China’s official sports lottery continues to set new sales records during the 2018 FIFA World Cup, even as the authorities complain about rampant unapproved betting options.
According to China’s official government lottery portal, sports lottery sales over the first two weeks of the 2018 World Cup have hit RMB19.1b (US$3.9b), already eclipsing the total RMB12.9b recorded over the entire 2014 World Cup schedule. Projections are that total 2018 World Cup sales could exceed RMB50b ($7.5b), more than half of all sports lottery sales recorded in calendar 2017.
Li Gang, a lottery expert at Shanghai Normal University, told the Australian Financial Review that the increased betting was in part a reflection of the growing Chinese economy, but the rising popularity of social media was also spurring betting interest, thanks to users bragging about their successful betting picks on platforms such as WeChat.
Last month, shortly after the World Cup got underway, state-run media outlets warned Chinese social media platforms to purge themselves of unauthorized online sports lottery apps. Online lottery sales were “temporarily” suspended in March 2015 after some provincial lottery administrators were caught not reporting all their online sales.

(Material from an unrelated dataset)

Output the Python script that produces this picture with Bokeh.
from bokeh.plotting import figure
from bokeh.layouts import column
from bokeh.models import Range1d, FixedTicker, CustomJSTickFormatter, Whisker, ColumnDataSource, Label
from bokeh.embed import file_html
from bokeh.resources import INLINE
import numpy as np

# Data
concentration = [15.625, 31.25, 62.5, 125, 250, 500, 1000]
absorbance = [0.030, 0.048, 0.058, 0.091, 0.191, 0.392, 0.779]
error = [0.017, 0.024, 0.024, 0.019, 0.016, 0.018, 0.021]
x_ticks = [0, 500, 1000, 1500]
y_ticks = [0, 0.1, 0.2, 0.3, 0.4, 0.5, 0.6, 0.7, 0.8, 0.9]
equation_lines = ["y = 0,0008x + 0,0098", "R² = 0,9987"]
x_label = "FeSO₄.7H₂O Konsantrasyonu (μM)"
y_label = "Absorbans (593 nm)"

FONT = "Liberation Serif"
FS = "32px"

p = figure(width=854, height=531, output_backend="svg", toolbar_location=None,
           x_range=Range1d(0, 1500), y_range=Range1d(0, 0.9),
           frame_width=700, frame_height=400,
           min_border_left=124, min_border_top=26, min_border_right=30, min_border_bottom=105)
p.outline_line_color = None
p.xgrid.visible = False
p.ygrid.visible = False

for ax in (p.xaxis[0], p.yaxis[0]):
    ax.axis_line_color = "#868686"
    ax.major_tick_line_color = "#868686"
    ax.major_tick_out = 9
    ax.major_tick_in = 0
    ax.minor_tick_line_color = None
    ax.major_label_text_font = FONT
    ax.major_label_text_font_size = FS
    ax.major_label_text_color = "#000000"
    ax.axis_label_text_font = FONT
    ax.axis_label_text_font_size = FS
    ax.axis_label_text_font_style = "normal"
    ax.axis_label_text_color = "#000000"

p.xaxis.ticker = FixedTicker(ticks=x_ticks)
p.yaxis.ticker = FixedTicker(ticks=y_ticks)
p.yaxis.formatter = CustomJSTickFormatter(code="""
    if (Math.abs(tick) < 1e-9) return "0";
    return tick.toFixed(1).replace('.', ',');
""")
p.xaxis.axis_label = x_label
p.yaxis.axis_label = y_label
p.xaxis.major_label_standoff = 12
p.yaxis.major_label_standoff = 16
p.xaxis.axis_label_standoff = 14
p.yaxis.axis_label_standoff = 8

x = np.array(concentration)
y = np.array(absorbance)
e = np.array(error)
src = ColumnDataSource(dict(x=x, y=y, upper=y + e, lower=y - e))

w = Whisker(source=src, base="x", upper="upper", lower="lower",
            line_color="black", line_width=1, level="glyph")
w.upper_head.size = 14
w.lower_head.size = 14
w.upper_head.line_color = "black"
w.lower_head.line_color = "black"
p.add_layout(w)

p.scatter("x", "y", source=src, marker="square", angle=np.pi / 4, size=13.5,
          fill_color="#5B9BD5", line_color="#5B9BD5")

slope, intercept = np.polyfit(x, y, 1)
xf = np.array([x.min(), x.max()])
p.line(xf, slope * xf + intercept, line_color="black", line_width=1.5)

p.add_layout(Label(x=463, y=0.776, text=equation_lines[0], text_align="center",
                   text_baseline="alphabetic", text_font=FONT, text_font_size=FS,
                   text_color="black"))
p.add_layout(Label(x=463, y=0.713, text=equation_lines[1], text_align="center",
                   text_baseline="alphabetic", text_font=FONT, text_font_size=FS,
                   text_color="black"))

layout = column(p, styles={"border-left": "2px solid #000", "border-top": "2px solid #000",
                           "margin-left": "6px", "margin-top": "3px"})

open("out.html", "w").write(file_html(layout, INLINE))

But it seems some of these platforms didn’t get the message. On June 29, state broadcaster CCTV released a report detailing widespread gambling promotions on Tencent’s social platform QQ, which quickly responded by saying the offending groups and accounts “will be stopped and not be tolerated.”
The vast number of major upsets at this year’s World Cup have reportedly led to a surge in social media videos featuring irate bettors smashing televisions in frustration. Following Germany’s defeat at the hands (feet, actually) of Mexico on June 18, police in Nanjing used their Weibo account to plead with German supporters not to “throw yourself to your death.”
While that sounds like a joke, at least one housing estate in Shandong province chose to temporarily chain its rooftop entrances, ostensibly to prevent distraught bettors from hurling themselves onto the street below. The South China Morning Post quoted the estate’s management saying they were responding to the “recent stock market slump and World Cup surprises.”
Meanwhile, after weeks of inaction, Chinese authorities have finally begun rounding up some illegal online bookmakers. Last Friday, police in Shenzhen reported that seven individuals had been detained due to their involvement in an online football betting operation that handled wagers worth about RMB100m ($15m). It’s a start.